The best way to conceptualize Dreamforce is a Vegas for SaaS. Just like a casino, Moscone Center blasts the A/C to keep it nice and cool. Time is irrelevant and there is no sign of a clock anywhere in the building.
Here are three tips to surviving at a conference, in everyday sales or anytime you’re in a crowd of people:
1. Put down the darn scanner
Photo Courtesy of neogaf.com
Dreamforce felt like an extreme game of laser tag. Free you say? Do you want want a nifty pair of headphones, a water bottle, a little trinket? You’ll have to pay with getting scanned.
I faced two options. I could enjoy the competitive game of laser tag and scan away or spend four whole days networking, building relationships and having meaningful conversations to actually sell.
Thank you John Barrows for this tip. Get cards, take out your phone and set up a meeting right then and there.
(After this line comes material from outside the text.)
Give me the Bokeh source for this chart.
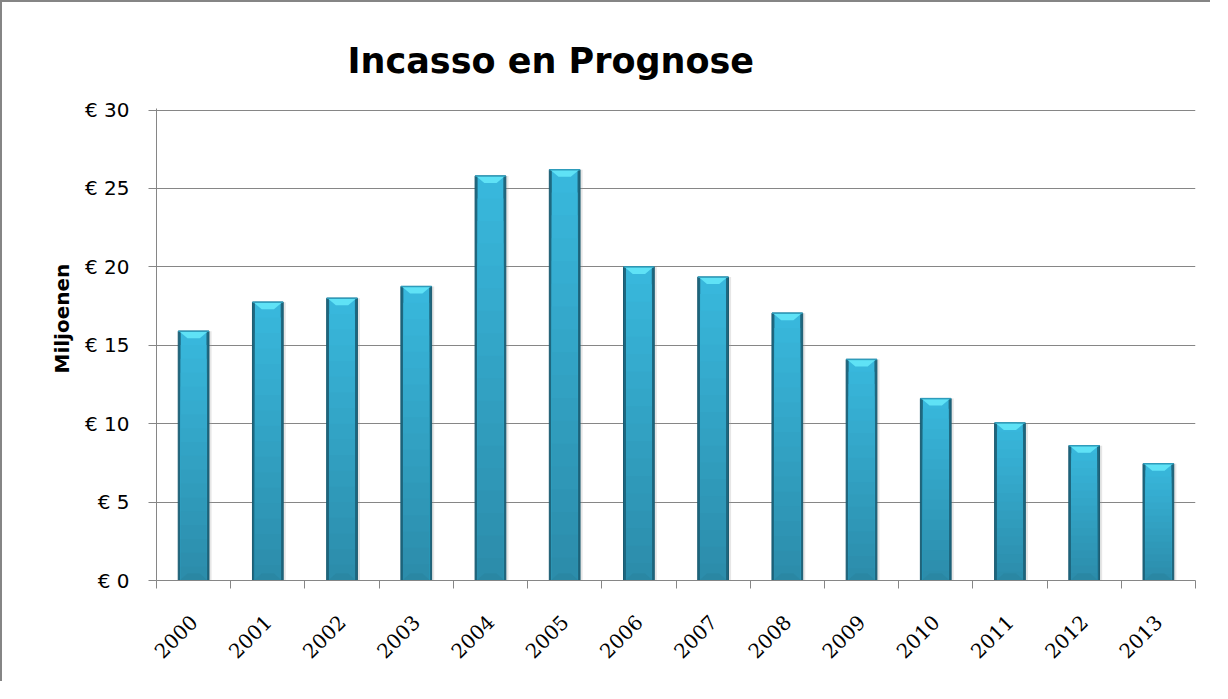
import math
from bokeh.plotting import figure
from bokeh.models import FixedTicker, Range1d, Title, NumeralTickFormatter
from bokeh.embed import file_html
from bokeh.resources import INLINE

# ---- data ----
years = [2000, 2001, 2002, 2003, 2004, 2005, 2006, 2007, 2008, 2009, 2010, 2011, 2012, 2013]
values = [15.9, 17.75, 18.0, 18.75, 25.8, 26.2, 20.0, 19.35, 17.05, 14.1, 11.6, 10.05, 8.6, 7.45]
y_ticks = [0, 5, 10, 15, 20, 25, 30]
y_tick_labels = ["€ 0", "€ 5", "€ 10", "€ 15", "€ 20", "€ 25", "€ 30"]
title_text = "Incasso en Prognose"
y_title = "Miljoenen"

GRID = "#868686"

p = figure(width=1210, height=681, output_backend="svg", toolbar_location=None,
           x_range=Range1d(years[0] - 0.5, years[-1] + 0.5),
           y_range=Range1d(y_ticks[0], y_ticks[-1] + 0.1),
           min_border_left=154, min_border_right=17, min_border_top=106, min_border_bottom=103,
           title=title_text)
p.styles = {"border-left": "2px solid #858585", "border-top": "2px solid #858585"}
p.outline_line_color = None
p.background_fill_color = "white"
p.border_fill_color = "white"

# title
p.title.align = "left"
p.title.offset = 191
p.title.standoff = 56
p.title.text_font = "DejaVu Sans"
p.title.text_font_size = "35px"
p.title.text_font_style = "bold"
p.title.text_color = "black"

# grid
p.xgrid.visible = False
p.ygrid.grid_line_color = GRID
p.ygrid.grid_line_width = 1
p.ygrid.ticker = FixedTicker(ticks=y_ticks)

# y axis
p.yaxis.ticker = FixedTicker(ticks=y_ticks)
p.yaxis.major_label_overrides = {t: l for t, l in zip(y_ticks, y_tick_labels)}
p.yaxis.axis_line_color = GRID
p.yaxis.major_tick_line_color = GRID
p.yaxis.major_tick_in = 0
p.yaxis.major_tick_out = 8
p.yaxis.minor_tick_line_color = None
p.yaxis.major_label_standoff = 19
p.yaxis.major_label_text_font = "DejaVu Sans"
p.yaxis.major_label_text_font_size = "20px"
p.yaxis.major_label_text_color = "black"

# x axis
bounds = [y - 0.5 for y in years] + [years[-1] + 0.5]
p.xaxis.ticker = FixedTicker(ticks=years, minor_ticks=bounds)
p.xaxis.formatter = NumeralTickFormatter(format="0")
p.xaxis.axis_line_color = GRID
p.xaxis.major_tick_line_color = None
p.xaxis.major_tick_in = 0
p.xaxis.major_tick_out = 0
p.xaxis.minor_tick_line_color = GRID
p.xaxis.minor_tick_in = 0
p.xaxis.minor_tick_out = 8
p.xaxis.major_label_orientation = math.pi / 4
p.xaxis.major_label_standoff = 30
p.xaxis.major_label_text_font = "DejaVu Serif"
p.xaxis.major_label_text_font_size = "20px"
p.xaxis.major_label_text_color = "black"

# y title
yt = Title(text=y_title, align="left", offset=207, standoff=15,
           text_font="DejaVu Sans", text_font_size="20px", text_font_style="bold",
           text_color="black")
p.add_layout(yt, "left")

# ---- bars with a glossy bevel look ----
W = 0.414
WI = 0.347
px = 30.1 / 472.0  # one screen pixel in y data units (approx)
cap = 7 * px

# soft shadow
p.vbar(x=[y + 0.035 for y in years], top=values, width=W, bottom=0,
       fill_color="#9a9a9a", fill_alpha=0.25, line_color=None)
# outer dark edge
p.vbar(x=years, top=values, width=W, bottom=0,
       fill_color="#1E6880", line_color="#1A5A70", line_width=1)
# vertical gradient body (drawn light-to-dark from the full bar downwards, no seams)
N = 18
c0 = (0x2C, 0x8C, 0xAA)
c1 = (0x39, 0xB9, 0xDE)
for k in reversed(range(N)):
    t = (k + 0.5) / N
    col = "#%02x%02x%02x" % tuple(int(a + (b - a) * t) for a, b in zip(c0, c1))
    p.vbar(x=years, bottom=0, top=[v * (k + 1) / N for v in values],
           width=WI, fill_color=col, line_color=None)
# top bevel and bottom bevel
xs_top, ys_top, xs_bot, ys_bot = [], [], [], []
for x, v in zip(years, values):
    xs_top.append([x - W / 2 + 0.012, x + W / 2 - 0.012, x + W * 0.2, x - W * 0.2])
    ys_top.append([v, v, v - cap, v - cap])
    xs_bot.append([x - W / 2 + 0.02, x + W / 2 - 0.02, x + W * 0.2, x - W * 0.2])
    ys_bot.append([0, 0, cap, cap])
p.patches(xs_top, ys_top, fill_color="#5FE2F6", line_color=None)
p.patches(xs_bot, ys_bot, fill_color="#2A849F", fill_alpha=0.7, line_color=None)
p.segment(x0=[x - W / 2 for x in years], x1=[x + W / 2 for x in years], y0=values, y1=values,
          line_color="#2E9CBB", line_width=1.5)

open("out.html", "w").write(file_html(p, INLINE))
2. Don’t let the time wasters suck you in
How long does it take you to figure out if someone is qualified? I surveyed a handful of sales reps and the consensus was about 10 seconds.
Let me take you back to our booth so you can get the gist:
Time waster: Points to a Macaroon “What is this? Is it good? Is it gluten-free? Do you have any other options for food? What do I have to do to get one?”
Me: Do you work in sales?
Time waster: No. So… tell me EVERYTHING.
Me: Do you use email?
Time waster: Nope. Can I have another Macaron?
Politely finish up a conversation with a time waster as fast as possible whether you’re at Dreamforce, on a call or in a meeting. Seriously, don’t waste your time. There’s plenty of qualified fish in the sea.
3. Get outside
Always have your game face on. Waiting on a long line for a coffee, at the bar or even the bathroom line can be prime places to network. You never know where you’ll meet a qualified prospect or an active buyer.
Go and party. I’m serious. Make someone laugh and engage in a genuine conversation while still maintaining professionalism is the best way to build relationships and close deals.
The people you meet “outside” are worth it.
Four days later, too many hours to count, a few new “prizes” (I admit I’m a sucker for the free water bottles), a stack of business cards and a handful of calendar meetings, Dreamforce ended.